Combinatorial Enumeration of Lattice Paths by Flaws with Respect to a Linear Boundary of Rational Slope

Abstract

Let $a,b$ be fixed positive coprime integers. For a positive integer $g$, write $W_k(g)$ for the set of lattice paths from the startpoint $(0,0)$ to the endpoint $(ga,gb)$ with steps restricted to $\{(1,0), (0,1)\}$, having exactly $k$ flaws (lattice points lying above the linear boundary connecting the startpoint to the endpoint).

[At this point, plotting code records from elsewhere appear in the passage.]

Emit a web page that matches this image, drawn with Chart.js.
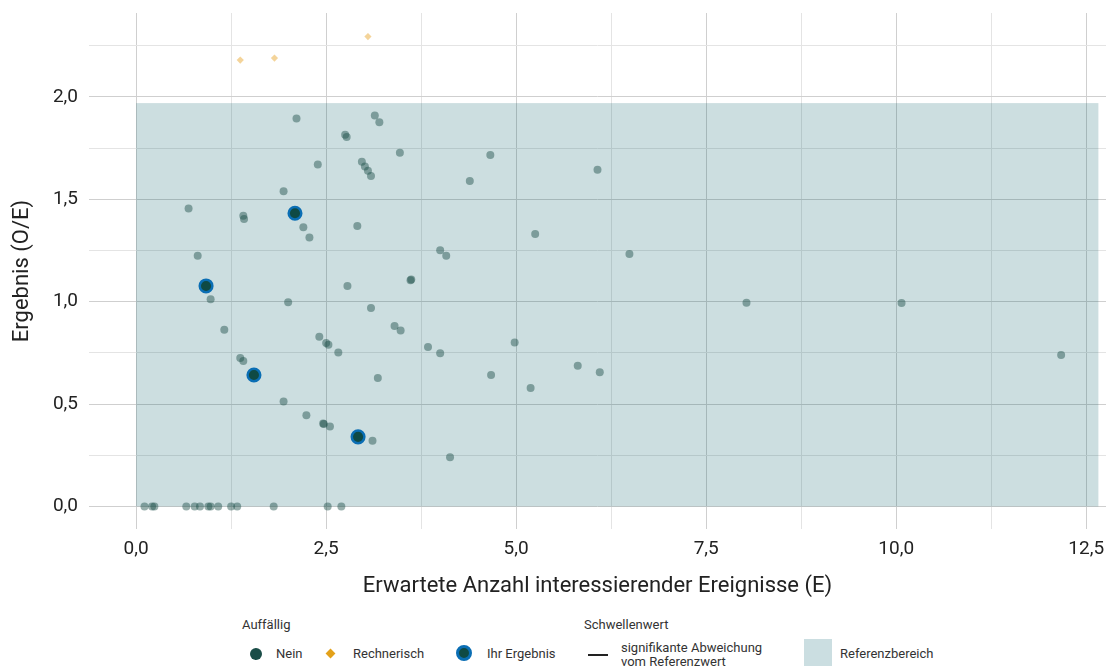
<!DOCTYPE html>
<html>
<head>
<meta charset="UTF-8">
<title>Ergebnis O/E</title>
<script src="https://cdn.jsdelivr.net/npm/chart.js"></script>
<style>
    body {
        margin: 0;
        width: 1106px;
        height: 666px;
        overflow: hidden;
        background: #fff;
        font-family: Roboto, sans-serif;
        color: #333;
        position: relative;
    }
    #chart { position: absolute; left: 0; top: 0; }
    .lg { position: absolute; font-size: 13px; line-height: 14px; white-space: nowrap; }
    .lg-title { top: 618px; }
    .lg-text { top: 647px; }
    .dot { position: absolute; border-radius: 50%; }
</style>
</head>
<body>
<canvas id="chart" width="1106" height="600"></canvas>

<div class="lg lg-title" style="left:242px">Auffällig</div>
<div class="dot" style="left:250px;top:648px;width:12px;height:12px;background:#1b4d48"></div>
<div class="lg lg-text" style="left:276px">Nein</div>
<div style="position:absolute;left:327px;top:650px;width:7px;height:7px;background:#e3a11a;transform:rotate(45deg)"></div>
<div class="lg lg-text" style="left:353px">Rechnerisch</div>
<div class="dot" style="left:456px;top:645px;width:10px;height:10px;background:#0f4a45;border:3px solid #0a6eb4"></div>
<div class="lg lg-text" style="left:487px">Ihr Ergebnis</div>

<div class="lg lg-title" style="left:584px">Schwellenwert</div>
<div style="position:absolute;left:588px;top:654px;width:20px;height:2px;background:#222"></div>
<div class="lg" style="left:621px;top:641px">signifikante Abweichung<br>vom Referenzwert</div>
<div style="position:absolute;left:804px;top:639px;width:28px;height:30px;background:#cbdee1"></div>
<div class="lg lg-text" style="left:840px">Referenzbereich</div>

<script>
// Erwartete Anzahl (E) und Ergebnis (O/E)
const neinE = [2.11, 3.14, 3.20, 2.75, 2.77, 3.47, 4.66, 2.39, 2.97, 3.01, 3.05, 3.09, 4.39, 1.94, 0.69,
    1.41, 1.42, 2.20, 2.28, 2.91, 5.25, 0.81, 4.00, 4.08, 6.07, 6.49,
    0.98, 2.00, 2.78, 3.61, 3.62, 3.09, 1.16, 3.40, 3.48, 2.41, 2.50, 2.53, 2.66, 3.84, 4.00, 4.98,
    1.37, 1.41, 3.18, 4.67, 5.19, 1.94, 2.24, 2.46, 2.47, 2.55, 3.11, 4.13, 8.03, 10.07, 12.17, 5.81, 6.10,
    0.11, 0.21, 0.24, 0.66, 0.77, 0.84, 0.95, 0.98, 1.08, 1.25, 1.33, 1.81, 2.52, 2.70];
const neinOE = [1.895, 1.91, 1.877, 1.815, 1.805, 1.728, 1.717, 1.67, 1.683, 1.66, 1.639, 1.614, 1.59, 1.54, 1.455,
    1.42, 1.404, 1.364, 1.313, 1.37, 1.331, 1.225, 1.251, 1.225, 1.645, 1.233,
    1.012, 0.997, 1.077, 1.105, 1.108, 0.969, 0.863, 0.881, 0.86, 0.829, 0.798, 0.79, 0.752, 0.779, 0.748, 0.801,
    0.725, 0.71, 0.627, 0.642, 0.578, 0.513, 0.446, 0.405, 0.403, 0.391, 0.321, 0.241, 0.995, 0.994, 0.74, 0.687, 0.655,
    0, 0, 0, 0, 0, 0, 0, 0, 0, 0, 0, 0, 0, 0];

const rechnerischE = [1.37, 1.82, 3.05];
const rechnerischOE = [2.18, 2.19, 2.295];

const ergebnisE = [0.92, 2.09, 1.55, 2.92];
const ergebnisOE = [1.077, 1.432, 0.642, 0.34];

// Referenzbereich
const refE = [0, 12.66];
const refOE = [0, 1.97];

const xTicks = [0, 1.25, 2.5, 3.75, 5, 6.25, 7.5, 8.75, 10, 11.25, 12.5];
const xTickLabels = ['0,0', '', '2,5', '', '5,0', '', '7,5', '', '10,0', '', '12,5'];
const yTicks = [0, 0.25, 0.5, 0.75, 1, 1.25, 1.5, 1.75, 2, 2.25];
const yTickLabels = ['0,0', '', '0,5', '', '1,0', '', '1,5', '', '2,0', ''];

const toPoints = (xs, ys) => xs.map((x, i) => ({ x: x, y: ys[i] }));

const refBox = {
    id: 'refBox',
    beforeDatasetsDraw(chart) {
        const { ctx, scales: { x, y } } = chart;
        const x0 = x.getPixelForValue(refE[0]);
        const x1 = x.getPixelForValue(refE[1]);
        const y0 = y.getPixelForValue(refOE[0]);
        const y1 = y.getPixelForValue(refOE[1]);
        ctx.save();
        ctx.fillStyle = 'rgba(0, 90, 100, 0.2)';
        ctx.fillRect(x0, y1, x1 - x0, y0 - y1);
        ctx.restore();
    }
};

const gridColor = c => (c.index % 2 === 0 ? '#cfcfcf' : '#e4e4e4');

new Chart(document.getElementById('chart').getContext('2d'), {
    type: 'scatter',
    data: {
        datasets: [
            {
                label: 'Ihr Ergebnis',
                data: toPoints(ergebnisE, ergebnisOE),
                pointRadius: 6.3,
                pointBackgroundColor: '#0f4a45',
                pointBorderColor: '#0a6eb4',
                pointBorderWidth: 2.5
            },
            {
                label: 'Rechnerisch',
                data: toPoints(rechnerischE, rechnerischOE),
                pointStyle: 'rectRot',
                pointRadius: 3.6,
                pointBackgroundColor: 'rgba(230, 160, 30, 0.45)',
                pointBorderWidth: 0
            },
            {
                label: 'Nein',
                data: toPoints(neinE, neinOE),
                pointRadius: 4,
                pointBackgroundColor: 'rgba(27, 77, 72, 0.45)',
                pointBorderWidth: 0
            }
        ]
    },
    options: {
        responsive: false,
        animation: false,
        layout: { autoPadding: false, padding: { top: 13, right: 0, bottom: 0, left: 0 } },
        plugins: {
            legend: { display: false },
            tooltip: { enabled: false }
        },
        scales: {
            x: {
                type: 'linear',
                min: -0.62,
                max: 12.76,
                afterBuildTicks: s => { s.ticks = xTicks.map(v => ({ value: v })); },
                afterFit: s => { s.height = 71; s.paddingLeft = 0; s.paddingRight = 0; },
                border: { display: false },
                grid: { color: gridColor, drawTicks: false, lineWidth: 1 },
                ticks: {
                    autoSkip: false,
                    maxRotation: 0,
                    padding: 0,
                    color: '#222',
                    font: { family: 'Roboto', size: 19, lineHeight: 2.1 },
                    callback: (v, i) => xTickLabels[i]
                },
                title: {
                    display: true,
                    text: 'Erwartete Anzahl interessierender Ereignisse (E)',
                    color: '#222',
                    font: { family: 'Roboto', size: 22 },
                    padding: { top: 0, bottom: 0 }
                }
            },
            y: {
                type: 'linear',
                min: -0.11,
                max: 2.41,
                afterBuildTicks: s => { s.ticks = yTicks.map(v => ({ value: v })); },
                afterFit: s => { s.width = 89; s.paddingTop = 0; s.paddingBottom = 0; },
                border: { display: false },
                grid: { color: gridColor, drawTicks: false, lineWidth: 1 },
                ticks: {
                    autoSkip: false,
                    padding: 11,
                    color: '#222',
                    font: { family: 'Roboto', size: 19 },
                    callback: (v, i) => yTickLabels[i]
                },
                title: {
                    display: true,
                    text: 'Ergebnis (O/E)',
                    color: '#222',
                    font: { family: 'Roboto', size: 22 },
                    padding: { top: 9, bottom: 0 }
                }
            }
        }
    },
    plugins: [refBox]
});
</script>
</body>
</html>
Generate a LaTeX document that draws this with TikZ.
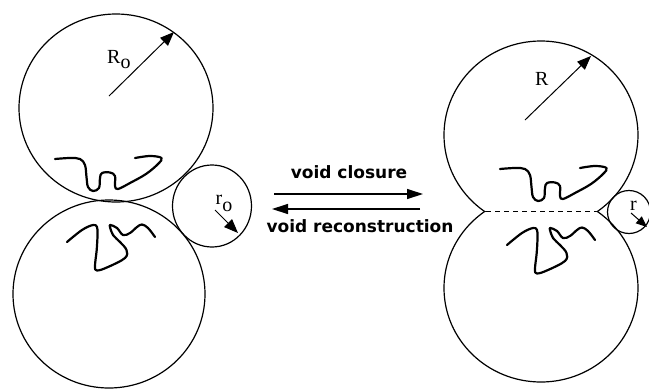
\documentclass[tikz,border=0pt]{standalone}
\usepackage{fontspec}
\setmainfont{Liberation Serif}
\newfontfamily\flowfont{DejaVu Sans}
\usetikzlibrary{arrows.meta}

% wavy pores drawn inside the grains
\newcommand{\upperpore}{plot[smooth,tension=0.6] coordinates {(55,159) (70,158) (80,159) (85,165) (86.5,177) (88,187) (93,191) (99,188) (100,178) (102,173) (110,172.5) (115,176) (115,186) (118,189) (130,183) (146,174) (158,164) (161.5,158) (150,156) (135,158)}}
\newcommand{\lowerpore}{plot[smooth,tension=0.6] coordinates {(67,242) (82,230) (93,225) (97,227) (97.5,235) (96.7,250) (95,266) (97,270.5) (108,267) (125,258) (126.5,250) (120,242) (113,235) (110,227) (110.5,225) (117,228) (123,235) (130,233) (137,227) (142,224.5) (148,228) (155,237)}}

\begin{document}
\begin{tikzpicture}[x=1pt,y=-1pt,
  bubble/.style={line width=1.2pt},
  pore/.style={line width=2.2pt,line cap=round,line join=round},
  radarrow/.style={line width=1pt,-{Triangle[length=14pt,width=11pt]}},
  flowarrow/.style={line width=1.3pt,-{Triangle[length=16pt,width=10pt]}},
  flowtext/.style={font=\flowfont\bfseries\fontsize{17}{20}\selectfont,inner sep=0pt,anchor=base},
  symb/.style={font=\fontsize{20}{24}\selectfont,inner sep=0pt,anchor=base west}]
\useasboundingbox (0,0) rectangle (649,389);

% left: two grains in contact and a free pore beside them
\coordinate (LT) at (116,108);
\coordinate (LB) at (109,294);
\coordinate (lp) at (212,206);
\draw[bubble] (LT) ellipse [x radius=97,y radius=94];
\draw[bubble] (LB) ellipse [x radius=96,y radius=94];
\draw[bubble] (lp) ellipse [x radius=39.5,y radius=41];
\draw[pore] \upperpore;
\draw[pore] \lowerpore;

% radii
\coordinate (R0a) at (109,96);
\coordinate (R0b) at (174,32);
\draw[radarrow] (R0a) -- (R0b);
\node[symb] (R0) at (107,63) {R\raisebox{-5pt}{o}};
\coordinate (r0a) at (215,210);
\coordinate (r0b) at (238,233);
\draw[radarrow] (r0a) -- (r0b);
\node[symb] (r0) at (215.5,204) {r\raisebox{-7pt}{o}};

% arrows between the two states
\coordinate (cl0) at (274,194);
\coordinate (cl1) at (423,194);
\coordinate (rc0) at (420,209);
\coordinate (rc1) at (272,209);
\draw[flowarrow] (cl0) -- (cl1);
\draw[flowarrow] (rc0) -- (rc1);
\node[flowtext] (closure) at (349,178.3) {void closure};
\node[flowtext] (recon) at (360,232.3) {void reconstruction};

% right: grains joined by a neck
\coordinate (RT) at (541,135);
\coordinate (RB) at (541,288);
\begin{scope}
  \clip (400,0) rectangle (649,211.5);
  \draw[bubble] (RT) ellipse [x radius=97,y radius=94];
\end{scope}
\begin{scope}
  \clip (400,211.5) rectangle (649,389);
  \draw[bubble] (RB) ellipse [x radius=97,y radius=94];
\end{scope}
\coordinate (nl) at (486,211.5);
\coordinate (nr) at (596,211.5);
\draw[bubble,dash pattern=on 5pt off 4pt] (nl) -- (nr);
\coordinate (rp) at (629,212);
\draw[bubble] (rp) ellipse [x radius=21.5,y radius=21.5];
\draw[pore,shift={(445,10)}] \upperpore;
\draw[pore,shift={(440,3)}] \lowerpore;

\coordinate (Ra) at (525,120);
\coordinate (Rb) at (591,56);
\draw[radarrow] (Ra) -- (Rb);
\node[symb] (Rlab) at (535,85) {R};
\coordinate (ra) at (631,213);
\coordinate (rb) at (647,227);
\draw[radarrow,-{Triangle[length=11pt,width=9pt]}] (ra) -- (rb);
\node[symb] (rlab) at (630,210) {r};
\end{tikzpicture}
\end{document}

We determine $|W_k(g)|$ for all $k$ and $g$. The enumeration of lattice paths with respect to a linear boundary while accounting for flaws has a long and rich history, dating back at least to the 1949 results of Chung and Feller. The only previously known values of $|W_k(g)|$ are the extremal cases $k = 0$ and $k = g(a+b)-1$, determined by Bizley in 1954. Our main combinatorial result is that a certain subset of $W_k(g)$ is in bijection with $W_{k+1}(g)$. One consequence is that the value $|W_k(g)|$ is constant over each successive set of $a+b$ values of $k$. This in turn allows us to derive a recursion for $|W_k(g)|$ whose base case is given by Bizley's result for $k=0$. We solve this recursion to obtain a closed form expression for $|W_k(g)|$ for all $k$ and $g$. Our methods are purely combinatorial.